False hope, it turns out, is the cruelest policy of all.
There’s a hard truth about the immigration conversation in America that almost nobody wants to touch because it forces responsibility onto all of us. We built this crisis. Not immigrants. Not border agents. Not one administration. We did, slowly and collectively, through years of pretending a broken system could be ignored without consequence. For decades, our laws said one thing while our enforcement did another. Politicians promised reform they never delivered. Courts grew backlogged. Agencies grew underfunded. People crossed, were released into the country, waited years for hearings, built families, found work, and rooted themselves into communities under the quiet assumption that stability would eventually come. That assumption was not born from malice or deception by those families. It was born from a system that refused to make timely decisions. False hope, it turns out, is the cruelest policy of all.
What we are witnessing now (families separated, children caught in enforcement actions, communities in distress) is not a sudden moral collapse. It is the predictable consequence of long-term political avoidance. A functioning immigration system does not allow millions of people to exist in legal uncertainty for years on end. It either processes claims quickly and grants lawful status where appropriate, or it issues timely removal when claims fail. Instead, we built a third path: delay everything, shift priorities with each election cycle, and let human lives grow inside an unresolved bureaucratic purgatory. When enforcement eventually returns, it does not simply apply law. It uproots lives we allowed to take root.

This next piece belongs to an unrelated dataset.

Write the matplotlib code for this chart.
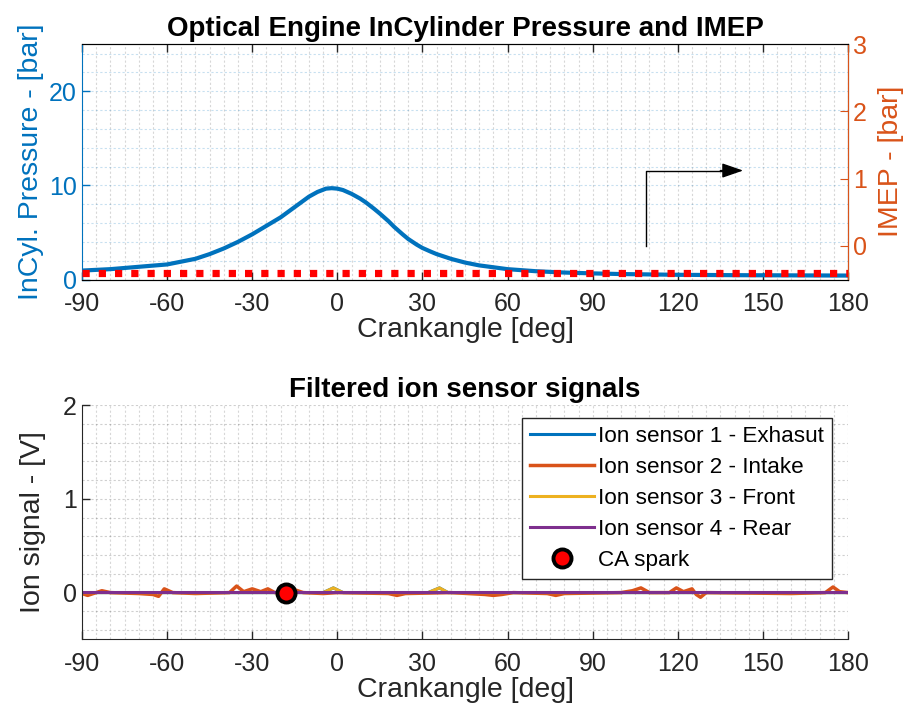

This is why blaming any single agency misses the point. Border enforcement did not create these vulnerable families. Our refusal to govern did. Oversight agencies warned for years that immigration courts were overwhelmed, that asylum processing was collapsing under backlogs, that statutory frameworks were outdated, and that political instability was turning law into a moving target. Those warnings were documented, public, and consistent. We chose to ignore them. Now we act surprised when the system fails exactly as predicted.
A humane immigration policy is not synonymous with open borders, nor is it synonymous with indiscriminate enforcement. A humane system is one where laws are clear, processes are timely, and outcomes are predictable. People deserve to know whether they will be allowed to stay or required to leave within a reasonable period of time. When a nation refuses to provide that clarity, it does more harm than any enforcement action ever could. It sells hope without structure and then punishes those who believed it.
So when we see children in detention or families torn apart, the instinct is to look for villains in uniforms or parents who made desperate choices. But the deeper responsibility belongs to a nation that allowed disorder to replace law and indecision to replace governance. We are not witnessing the cruelty of enforcement. We are witnessing the cruelty of prolonged avoidance finally colliding with reality.
America does not need louder arguments about compassion or toughness. It needs a system that works — one that enforces borders consistently, processes cases efficiently, modernizes legal pathways, and tells the truth rather than selling illusions. Because the most compassionate policy a country can offer is not false hope. It is honest structure. And until we build that, we will keep reliving the same crisis we created.